Monday, 4 February 2019

Why was poetry so popular during the First World War?

I think the answer to that question lies in the fact that, unlike now when there are so many distractions, there was relatively little for people to do in their spare time in the early part of the 20th Century. For a start, there were no computers and no Internet, no radio or television broadcasts and most people did not have telephones in their homes.  There were several literary magazines that published poetry and newspapers such as “The Daily Mail”, to which the poet Jessie Pope was a regular contributor, also published poems on a regular basis. We know that newspapers and magazines were made available to those at the Front, so people would have been exposed to poetry in a way that we are not.  Music hall entertainers recited poems and monologues on stage. Patriotic poems were especially popular in time of war and during WW1 music halls in Britain were used to recruit volunteers for the armed forces.

Poetry was taught in schools – my Mother, who was born in 1910, often used to quote from poems she learnt at primary school.  People copied out poems into exercise books – I have seen quite a few – and they read or recited poems at family gatherings.

In his book “The Years of Promise”, writer, journalist and poet Cecil Roberts, who worked for the “Liverpool Post” during WW1, has this to say: “In the years preceding the First World War there was a renaissance of poetry in England.   Two events marked the spirit of this time, one was the publication in 1912 of the first volume of “Georgian Poetry” edited by Edward Marsh, which has a phenomenal success; the other was a brave enterprise launched by Harold Munro.”  Roberts was referring to The Poetry Workshop, which opened in Devonshire Street, off Holborn in January 1913.

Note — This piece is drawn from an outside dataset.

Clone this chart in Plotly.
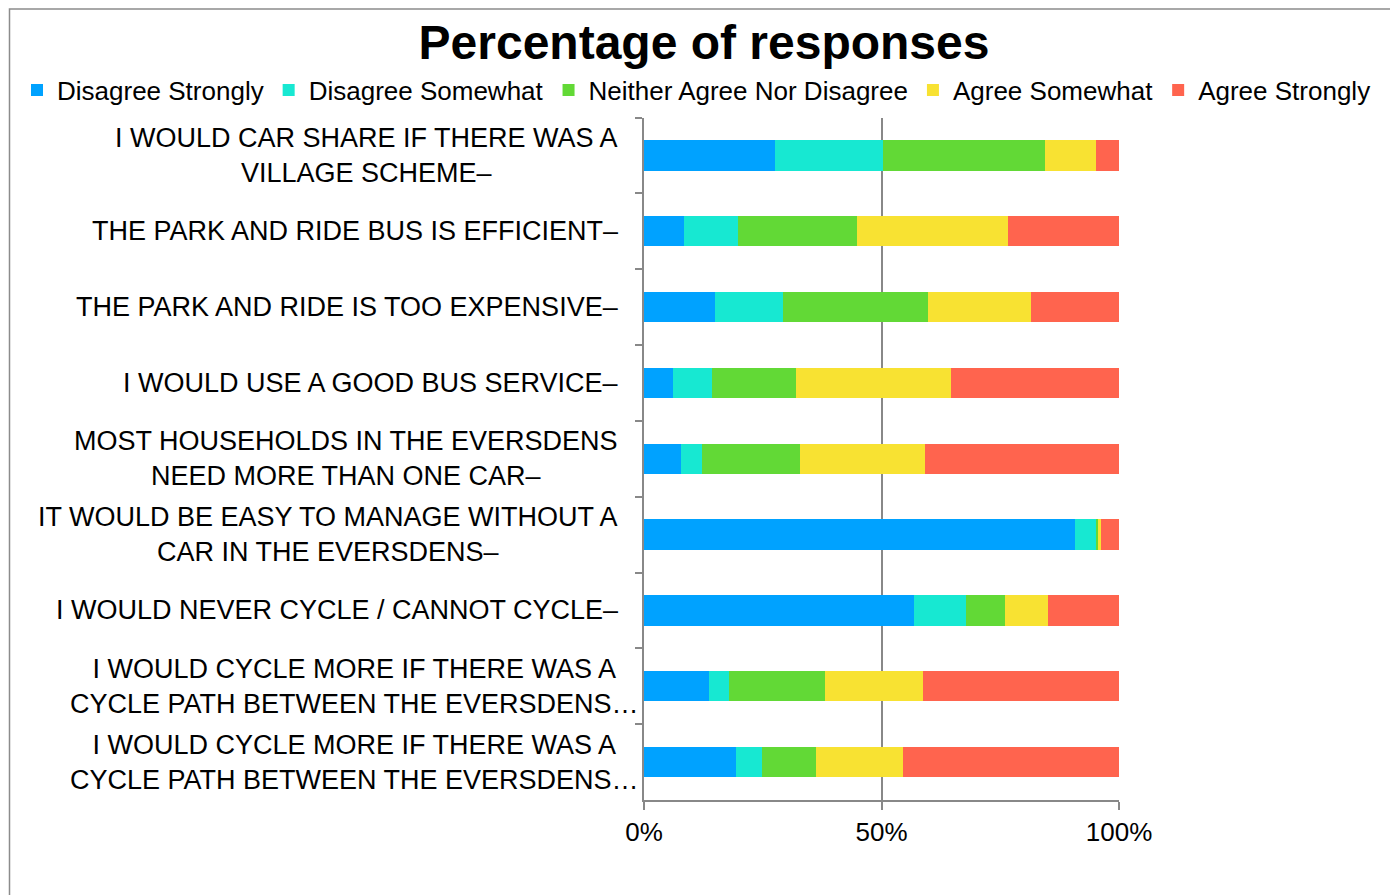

On Friday, 12th June 1914, Cecil Roberts, hired the Bechstein Hall in Wigmore Street, London W1 for an evening reciting poems he had written.  Tickets were on sale from ten shillings and sixpence (which represents the buying power of about £115 in today’s money) down to two shillings (about £20 today), and the event was a sell-out and a great success.  Incidentally, like the British Royal Family, the Bechstein Hall had a name change during the First World War and it became the Wigmore Hall.